** Start RECORDED DATA **

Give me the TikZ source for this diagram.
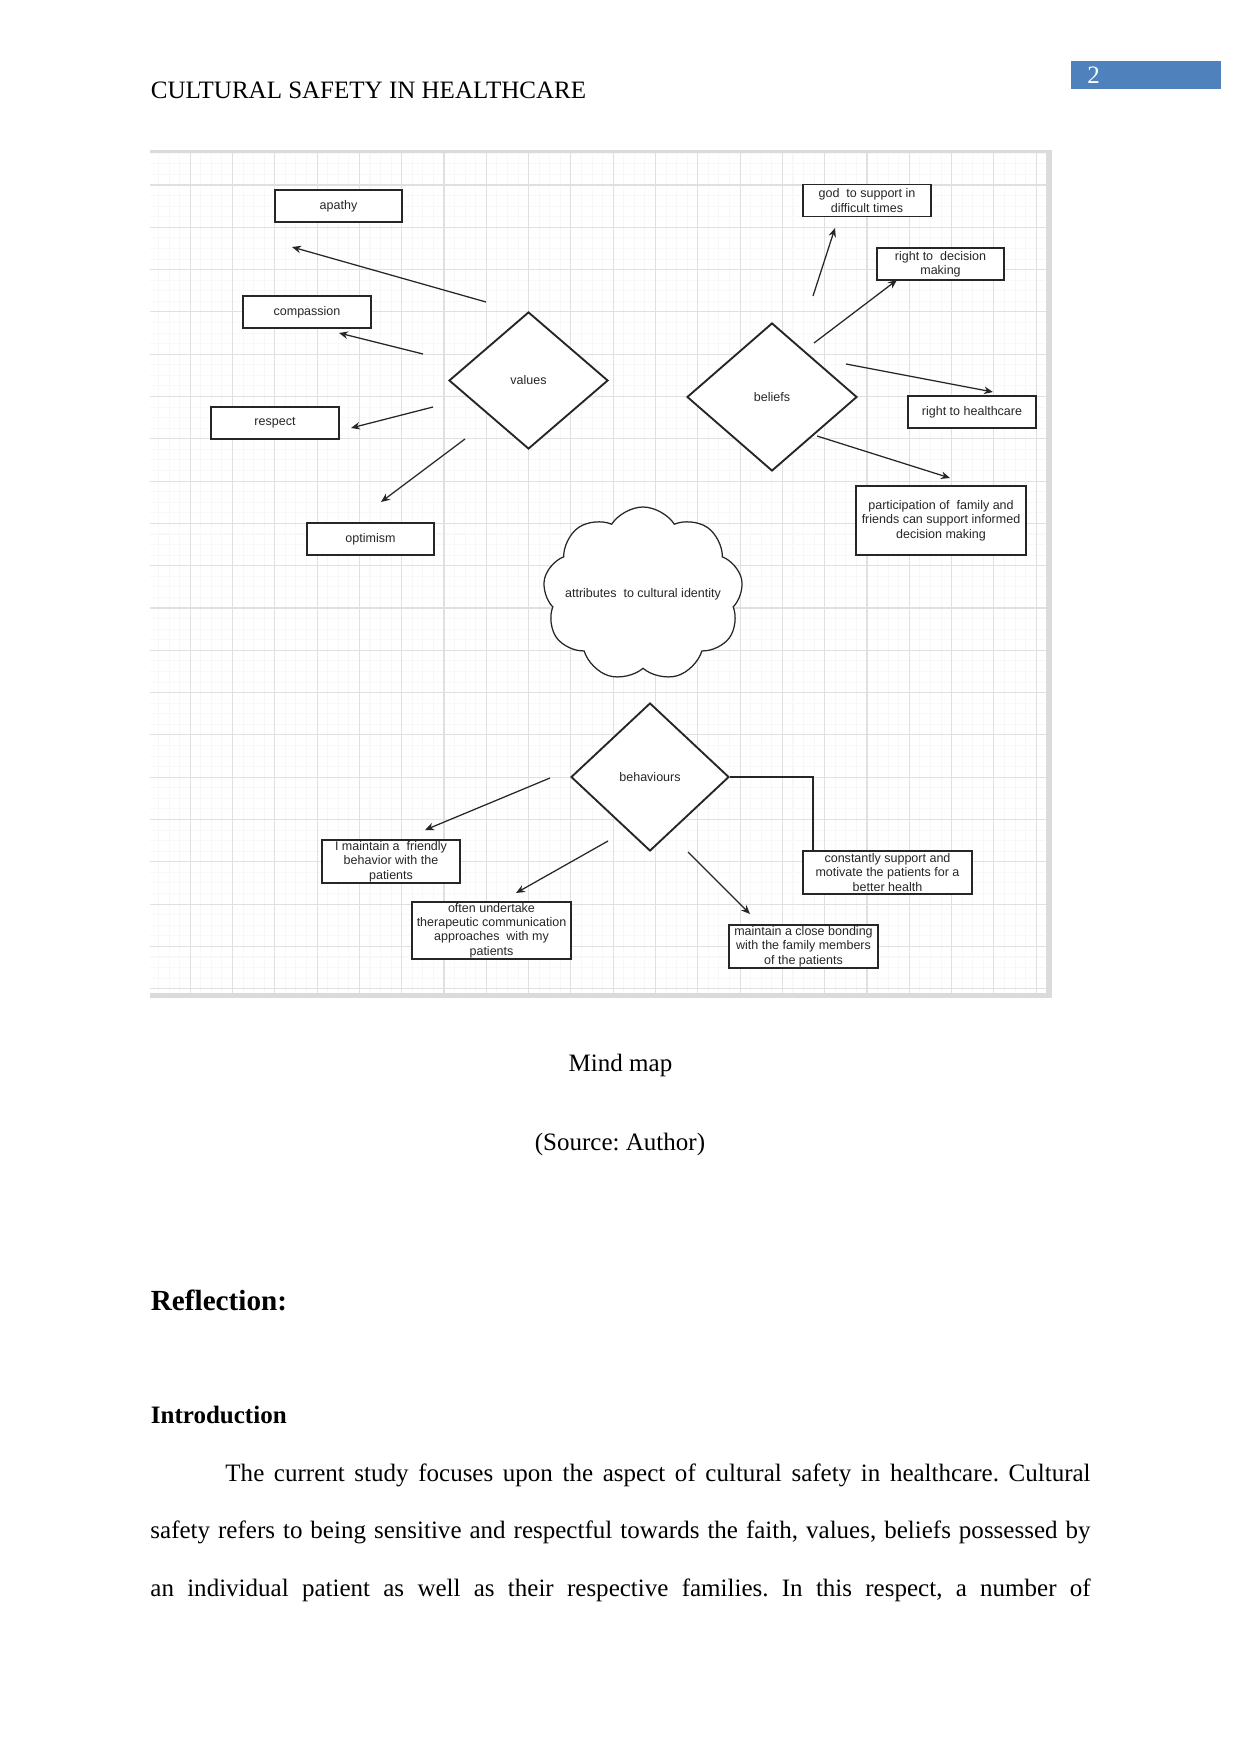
\documentclass[tikz,border=0pt]{standalone}
\usepackage{fontspec}
\setmainfont{Liberation Serif}
\newfontfamily\mapfont{Liberation Sans}
\usepackage{xcolor}
\usetikzlibrary{arrows.meta, shapes.geometric, shapes.symbols}

\definecolor{pageblue}{HTML}{4F81BD}
\definecolor{gridmajor}{HTML}{E0E0E0}
\definecolor{gridminor}{HTML}{F8F8F8}
\newcommand{\pxu}{0.4797pt}
\frenchspacing

\begin{document}
\begin{tikzpicture}[
  x=0.4797pt, y=-0.4797pt,
  every node/.style={inner sep=0pt},
  bodytext/.style={anchor=base west, font=\fontsize{12}{14}\selectfont},
  mapfontstyle/.style={font=\mapfont\fontsize{6}{6.9}\selectfont, text=black!85},
  idea/.style={
    rectangle, draw=black!85, line width=0.9pt, fill=white,
    minimum width=127.5*\pxu, minimum height=32*\pxu,
    inner xsep=1pt, inner ysep=0.5pt,
    align=center, mapfontstyle,
  },
  topic/.style={
    diamond, draw=black!85, line width=0.9pt, fill=white,
    align=center, mapfontstyle,
  },
  identity/.style={
    cloud, cloud puffs=9, cloud puff arc=115, cloud ignores aspect,
    draw=black!85, line width=0.6pt, fill=white,
    minimum width=200*\pxu, minimum height=174*\pxu,
  },
  arr/.style={-{Stealth[length=4.3pt,width=3.6pt]}, draw=black!85, line width=0.6pt},
  link/.style={draw=black!85, line width=0.6pt},
]
  \useasboundingbox (0,0) rectangle (1241,1754);
  \fill[white] (0,0) rectangle (1241,1754);

  % running head
  \node[bodytext] (runhead) at (150.5,98.3) {CULTURAL SAFETY IN HEALTHCARE};
  \fill[pageblue] (1071,61) rectangle (1221,88.7);
  \node[bodytext, text=white] (pagenum) at (1087,83.3) {2};

  % picture frame and grid
  \fill[black!14] (150,150) rectangle (1052,998);
  \fill[white] (150,153) rectangle (1046,992.5);
  \begin{scope}
    \clip (150,153) rectangle (1046,992.5);
    \foreach \k in {0,...,85}
      \draw[gridminor, line width=0.5pt] ({147.9+10.575*\k},153) -- ({147.9+10.575*\k},992.5);
    \foreach \k in {0,...,81}
      \draw[gridminor, line width=0.5pt] (150,{142.7+10.575*\k}) -- (1046,{142.7+10.575*\k});
    \foreach \k in {0,...,21}
      \draw[gridmajor, line width=0.55pt] ({147.9+42.3*\k},153) -- ({147.9+42.3*\k},992.5);
    \foreach \k in {0,...,20}
      \draw[gridmajor, line width=0.55pt] (150,{142.7+42.3*\k}) -- (1046,{142.7+42.3*\k});
  \end{scope}

  % values
  \node[idea] (apathy)     at (338.5,206) {apathy};
  \node[idea] (compassion) at (307,312)   {compassion};
  \node[idea] (respect)    at (275,423)   {respect};
  \node[idea] (optimism)   at (370.5,539) {optimism};
  \node[topic, minimum width=159*\pxu, minimum height=137*\pxu] (values) at (528.5,380.5) {values};

  % beliefs
  \node[idea] (god)        at (867,200.5) {god\ \ to support in\\difficult times};
  \node[idea] (decision)   at (940.5,264) {right to\ \ decision\\making};
  \node[idea] (healthcare) at (972,412)   {right to healthcare};
  \node[idea, minimum width=170*\pxu, minimum height=69*\pxu] (family) at (941,520.5)
    {participation of\ \ family and\\friends can support informed\\decision making};
  \node[topic, minimum width=170*\pxu, minimum height=148*\pxu] (beliefs) at (772,397) {beliefs};

  % centre
  \node[identity, label={[mapfontstyle]center:attributes\ \ to cultural identity}] (identity) at (643,594) {};

  % behaviours
  \node[topic, minimum width=158*\pxu, minimum height=148*\pxu] (behaviours) at (650,777) {behaviours};
  \node[idea, minimum width=138*\pxu, minimum height=43*\pxu] (friendly) at (391,861.5)
    {I maintain a\ \ friendly\\behavior with the\\patients};
  \node[idea, minimum width=159*\pxu, minimum height=53*\pxu] (therapy) at (491.5,930.5)
    {often undertake\\therapeutic communication\\approaches\ \ with my\\patients};
  \node[idea, minimum width=149*\pxu, minimum height=43*\pxu] (bonding) at (803.5,946.5)
    {maintain a close bonding\\with the family members\\of the patients};
  \node[idea, minimum width=169*\pxu, minimum height=43*\pxu] (motivate) at (887.5,872.5)
    {constantly support and\\motivate the patients for a\\better health};

  % arrow ends
  \coordinate (va1) at (486,302); \coordinate (va2) at (292,247);
  \coordinate (vc1) at (423,354); \coordinate (vc2) at (339,333);
  \coordinate (vr1) at (433,407); \coordinate (vr2) at (351,428);
  \coordinate (vo1) at (465,439); \coordinate (vo2) at (381,502);
  \coordinate (bg1) at (813,296); \coordinate (bg2) at (835,228);
  \coordinate (bd1) at (814,343); \coordinate (bd2) at (897,280);
  \coordinate (bh1) at (846,364); \coordinate (bh2) at (993,392);
  \coordinate (bf1) at (817,436); \coordinate (bf2) at (950,478);
  \coordinate (hf1) at (550,778); \coordinate (hf2) at (425,830);
  \coordinate (ht1) at (608,841); \coordinate (ht2) at (516,893);
  \coordinate (hb1) at (688,852); \coordinate (hb2) at (750,914);

  \draw[arr] (va1) -- (va2);
  \draw[arr] (vc1) -- (vc2);
  \draw[arr] (vr1) -- (vr2);
  \draw[arr] (vo1) -- (vo2);
  \draw[arr] (bg1) -- (bg2);
  \draw[arr] (bd1) -- (bd2);
  \draw[arr] (bh1) -- (bh2);
  \draw[arr] (bf1) -- (bf2);
  \draw[arr] (hf1) -- (hf2);
  \draw[arr] (ht1) -- (ht2);
  \draw[arr] (hb1) -- (hb2);
  \draw[link] (behaviours.east) -| ([xshift=5.3pt]motivate.north west);

  % caption and text
  \node[bodytext, anchor=base] (caption) at (620.5,1071.7) {Mind map};
  \node[bodytext, anchor=base] (source)  at (620,1150)     {(Source: Author)};
  \node[bodytext, font=\fontsize{14}{16}\selectfont\bfseries] (reflect) at (150.5,1310.7) {Reflection:};
  \node[bodytext, font=\fontsize{12}{14}\selectfont\bfseries] (intro)   at (150.5,1423.3) {Introduction};
  \node[bodytext] (line1) at (150,1481.7)
    {\makebox[451pt][s]{\hspace*{36pt}The current study focuses upon the aspect of cultural safety in healthcare. Cultural}};
  \node[bodytext] (line2) at (150,1538.3)
    {\makebox[451pt][s]{safety refers to being sensitive and respectful towards the faith, values, beliefs possessed by}};
  \node[bodytext] (line3) at (150,1596)
    {\makebox[451pt][s]{an individual patient as well as their respective families. In this respect, a number of}};
\end{tikzpicture}
\end{document}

** End RECORDED DATA **

*EXERCISE REQUIREMENTS*
Quote the material word for word, dropping any images it holds.

*REPLY*
Give me the TikZ source for this diagram.
\documentclass[tikz,border=0pt]{standalone}
\usepackage{fontspec}
\setmainfont{Liberation Serif}
\newfontfamily\mapfont{Liberation Sans}
\usepackage{xcolor}
\usetikzlibrary{arrows.meta, shapes.geometric, shapes.symbols}

\definecolor{pageblue}{HTML}{4F81BD}
\definecolor{gridmajor}{HTML}{E0E0E0}
\definecolor{gridminor}{HTML}{F8F8F8}
\newcommand{\pxu}{0.4797pt}
\frenchspacing

\begin{document}
\begin{tikzpicture}[
  x=0.4797pt, y=-0.4797pt,
  every node/.style={inner sep=0pt},
  bodytext/.style={anchor=base west, font=\fontsize{12}{14}\selectfont},
  mapfontstyle/.style={font=\mapfont\fontsize{6}{6.9}\selectfont, text=black!85},
  idea/.style={
    rectangle, draw=black!85, line width=0.9pt, fill=white,
    minimum width=127.5*\pxu, minimum height=32*\pxu,
    inner xsep=1pt, inner ysep=0.5pt,
    align=center, mapfontstyle,
  },
  topic/.style={
    diamond, draw=black!85, line width=0.9pt, fill=white,
    align=center, mapfontstyle,
  },
  identity/.style={
    cloud, cloud puffs=9, cloud puff arc=115, cloud ignores aspect,
    draw=black!85, line width=0.6pt, fill=white,
    minimum width=200*\pxu, minimum height=174*\pxu,
  },
  arr/.style={-{Stealth[length=4.3pt,width=3.6pt]}, draw=black!85, line width=0.6pt},
  link/.style={draw=black!85, line width=0.6pt},
]
  \useasboundingbox (0,0) rectangle (1241,1754);
  \fill[white] (0,0) rectangle (1241,1754);

  % running head
  \node[bodytext] (runhead) at (150.5,98.3) {CULTURAL SAFETY IN HEALTHCARE};
  \fill[pageblue] (1071,61) rectangle (1221,88.7);
  \node[bodytext, text=white] (pagenum) at (1087,83.3) {2};

  % picture frame and grid
  \fill[black!14] (150,150) rectangle (1052,998);
  \fill[white] (150,153) rectangle (1046,992.5);
  \begin{scope}
    \clip (150,153) rectangle (1046,992.5);
    \foreach \k in {0,...,85}
      \draw[gridminor, line width=0.5pt] ({147.9+10.575*\k},153) -- ({147.9+10.575*\k},992.5);
    \foreach \k in {0,...,81}
      \draw[gridminor, line width=0.5pt] (150,{142.7+10.575*\k}) -- (1046,{142.7+10.575*\k});
    \foreach \k in {0,...,21}
      \draw[gridmajor, line width=0.55pt] ({147.9+42.3*\k},153) -- ({147.9+42.3*\k},992.5);
    \foreach \k in {0,...,20}
      \draw[gridmajor, line width=0.55pt] (150,{142.7+42.3*\k}) -- (1046,{142.7+42.3*\k});
  \end{scope}

  % values
  \node[idea] (apathy)     at (338.5,206) {apathy};
  \node[idea] (compassion) at (307,312)   {compassion};
  \node[idea] (respect)    at (275,423)   {respect};
  \node[idea] (optimism)   at (370.5,539) {optimism};
  \node[topic, minimum width=159*\pxu, minimum height=137*\pxu] (values) at (528.5,380.5) {values};

  % beliefs
  \node[idea] (god)        at (867,200.5) {god\ \ to support in\\difficult times};
  \node[idea] (decision)   at (940.5,264) {right to\ \ decision\\making};
  \node[idea] (healthcare) at (972,412)   {right to healthcare};
  \node[idea, minimum width=170*\pxu, minimum height=69*\pxu] (family) at (941,520.5)
    {participation of\ \ family and\\friends can support informed\\decision making};
  \node[topic, minimum width=170*\pxu, minimum height=148*\pxu] (beliefs) at (772,397) {beliefs};

  % centre
  \node[identity, label={[mapfontstyle]center:attributes\ \ to cultural identity}] (identity) at (643,594) {};

  % behaviours
  \node[topic, minimum width=158*\pxu, minimum height=148*\pxu] (behaviours) at (650,777) {behaviours};
  \node[idea, minimum width=138*\pxu, minimum height=43*\pxu] (friendly) at (391,861.5)
    {I maintain a\ \ friendly\\behavior with the\\patients};
  \node[idea, minimum width=159*\pxu, minimum height=53*\pxu] (therapy) at (491.5,930.5)
    {often undertake\\therapeutic communication\\approaches\ \ with my\\patients};
  \node[idea, minimum width=149*\pxu, minimum height=43*\pxu] (bonding) at (803.5,946.5)
    {maintain a close bonding\\with the family members\\of the patients};
  \node[idea, minimum width=169*\pxu, minimum height=43*\pxu] (motivate) at (887.5,872.5)
    {constantly support and\\motivate the patients for a\\better health};

  % arrow ends
  \coordinate (va1) at (486,302); \coordinate (va2) at (292,247);
  \coordinate (vc1) at (423,354); \coordinate (vc2) at (339,333);
  \coordinate (vr1) at (433,407); \coordinate (vr2) at (351,428);
  \coordinate (vo1) at (465,439); \coordinate (vo2) at (381,502);
  \coordinate (bg1) at (813,296); \coordinate (bg2) at (835,228);
  \coordinate (bd1) at (814,343); \coordinate (bd2) at (897,280);
  \coordinate (bh1) at (846,364); \coordinate (bh2) at (993,392);
  \coordinate (bf1) at (817,436); \coordinate (bf2) at (950,478);
  \coordinate (hf1) at (550,778); \coordinate (hf2) at (425,830);
  \coordinate (ht1) at (608,841); \coordinate (ht2) at (516,893);
  \coordinate (hb1) at (688,852); \coordinate (hb2) at (750,914);

  \draw[arr] (va1) -- (va2);
  \draw[arr] (vc1) -- (vc2);
  \draw[arr] (vr1) -- (vr2);
  \draw[arr] (vo1) -- (vo2);
  \draw[arr] (bg1) -- (bg2);
  \draw[arr] (bd1) -- (bd2);
  \draw[arr] (bh1) -- (bh2);
  \draw[arr] (bf1) -- (bf2);
  \draw[arr] (hf1) -- (hf2);
  \draw[arr] (ht1) -- (ht2);
  \draw[arr] (hb1) -- (hb2);
  \draw[link] (behaviours.east) -| ([xshift=5.3pt]motivate.north west);

  % caption and text
  \node[bodytext, anchor=base] (caption) at (620.5,1071.7) {Mind map};
  \node[bodytext, anchor=base] (source)  at (620,1150)     {(Source: Author)};
  \node[bodytext, font=\fontsize{14}{16}\selectfont\bfseries] (reflect) at (150.5,1310.7) {Reflection:};
  \node[bodytext, font=\fontsize{12}{14}\selectfont\bfseries] (intro)   at (150.5,1423.3) {Introduction};
  \node[bodytext] (line1) at (150,1481.7)
    {\makebox[451pt][s]{\hspace*{36pt}The current study focuses upon the aspect of cultural safety in healthcare. Cultural}};
  \node[bodytext] (line2) at (150,1538.3)
    {\makebox[451pt][s]{safety refers to being sensitive and respectful towards the faith, values, beliefs possessed by}};
  \node[bodytext] (line3) at (150,1596)
    {\makebox[451pt][s]{an individual patient as well as their respective families. In this respect, a number of}};
\end{tikzpicture}
\end{document}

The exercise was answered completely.